Pearl recorded a demo CD at Cherokee Studios in Los Angeles. Then, while Mother Superior were on the road in Europe, she formed a nine-piece band with various members including, horn players, and a B3 organist and played a bunch of LA-area shows. When Wilson and Blake returned to the U.S., they entered the studio with Pearl and producer Joe Barresi (Tool, Queens of the Stone Age, Bad Religion) and recorded most of Little Immaculate White Fox.

"Recording with Joe was really easy," Pearl says. "He knows exactly what he's doing and how he wants it to sound. He's got great ideas, and sonically he's right on. We just worked really hard in the three weeks we had with him."

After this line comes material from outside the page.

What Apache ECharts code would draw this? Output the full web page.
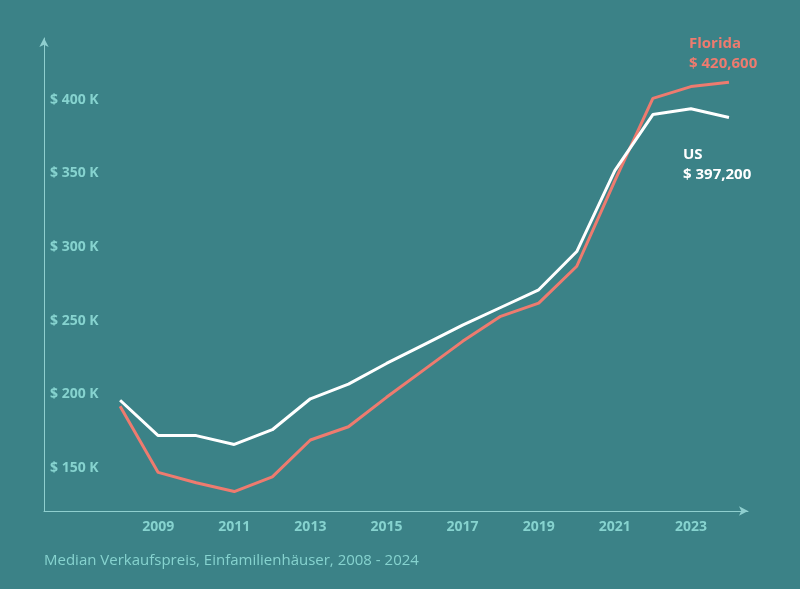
<!DOCTYPE html>
<html><head><meta charset="utf-8">
<script src="https://cdn.jsdelivr.net/npm/echarts@6/dist/echarts.min.js"></script>
<style>html,body{margin:0;background:#3b8287}#c{width:800px;height:589px}</style>
</head><body><div id="c"></div>
<script>
const years = [2008,2009,2010,2011,2012,2013,2014,2015,2016,2017,2018,2019,2020,2021,2022,2023,2024];
const usValues = [196,172,172,166,176,197,207,221,234,247,259,271,297,352,390,394,388];
const floridaValues = [192,147,140,134,144,169,178,198,217,236,253,262,287,345,401,409,412];
const yTicks = [150,200,250,300,350,400];

const chart = echarts.init(document.getElementById('c'));
const axisColor = '#8fcfcf';
const labelColor = '#86d3cf';
chart.setOption({
  backgroundColor: '#3b8287',
  grid: { left: 44, right: 52, top: 38, bottom: 78 },
  xAxis: {
    type: 'value', min: 2006, max: 2024.5, interval: 1,
    axisLine: { lineStyle: { color: axisColor }, symbol: ['none','arrow'], symbolSize: [7,9] },
    axisTick: { show: false }, splitLine: { show: false },
    axisLabel: {
      color: labelColor, fontWeight: 'bold', fontSize: 14, margin: 9, fontFamily: 'Open Sans',
      formatter: v => (v % 2 === 1 && v >= 2009 && v <= 2023) ? String(v) : ''
    }
  },
  yAxis: {
    type: 'value', min: 120.8, max: 442,
    axisLine: { show: true, lineStyle: { color: axisColor }, symbol: ['none','arrow'], symbolSize: [7,9] },
    axisTick: { show: false }, splitLine: { show: false },
    axisLabel: {
      inside: true, customValues: yTicks, color: labelColor, fontWeight: 'bold', fontSize: 14,
      fontFamily: 'Open Sans', margin: 6, formatter: v => '$ ' + v + ' K'
    }
  },
  series: [
    { type: 'line', data: years.map((y,i)=>[y,floridaValues[i]]), showSymbol: false,
      lineStyle: { color: '#ee7b6f', width: 3 } },
    { type: 'line', data: years.map((y,i)=>[y,usValues[i]]), showSymbol: false,
      lineStyle: { color: '#ffffff', width: 3 } }
  ],
  graphic: [
    { type: 'text', left: 689, top: 34, style: { text: 'Florida\n$ 420,600', fill: '#ee7b6f',
      font: 'bold 15px "Open Sans"', lineHeight: 20 } },
    { type: 'text', left: 683, top: 145, style: { text: 'US\n$ 397,200', fill: '#ffffff',
      font: 'bold 15px "Open Sans"', lineHeight: 20 } },
    { type: 'text', left: 44, top: 553, style: { text: 'Median Verkaufspreis, Einfamilienhäuser, 2008 - 2024',
      fill: '#86d3cf', font: '15px "Open Sans"' } }
  ]
});
</script></body></html>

While Pearl was happy with the album, she felt it needed a little more diversity and impact. So she re-entered the studio and recorded two more songs, the Tina Turner cover "Nutbush City Limits" produced by the band, and mixed by Warren Riker and "Broken White," with Jay Ruston. The latter features some of her most evocative and haunting lyrics.

"I took the name from a Marlene Dumas painting," Pearl says. "I was reading 'The New Yorker' and came across an article on her. She paints really dark images of photographs of torture victims, corpses and prostitutes. And she has one called 'Broken White,' which looks like a women laying on her back. It's a close-up of her face and she's got an expression on her face that could be either ecstasy or pain. To me it looked like she was being raped and murdered. That painting really struck me so I wrote a song about it. I imagined as it's happening she's rising from the floor and haunting her attacker."

With a ragged, yet accessible sound and a deeply personal aesthetic, Pearl is a refreshing alternative to the predictable, cookie-cutter rockers who play it safe to build their audience. Pearl prefers to develop her following through sincerity, conviction and energetic live shows.

"For me, every show is an adventure," she says. "I just let the music take me wherever feels right. I laugh. I cry. I've fallen down, I've even peed my pants. I don't care. As long as I can connect with the audience, have them feel me, and get my point across, then I've done what I came to do and I'll break myself open to get there."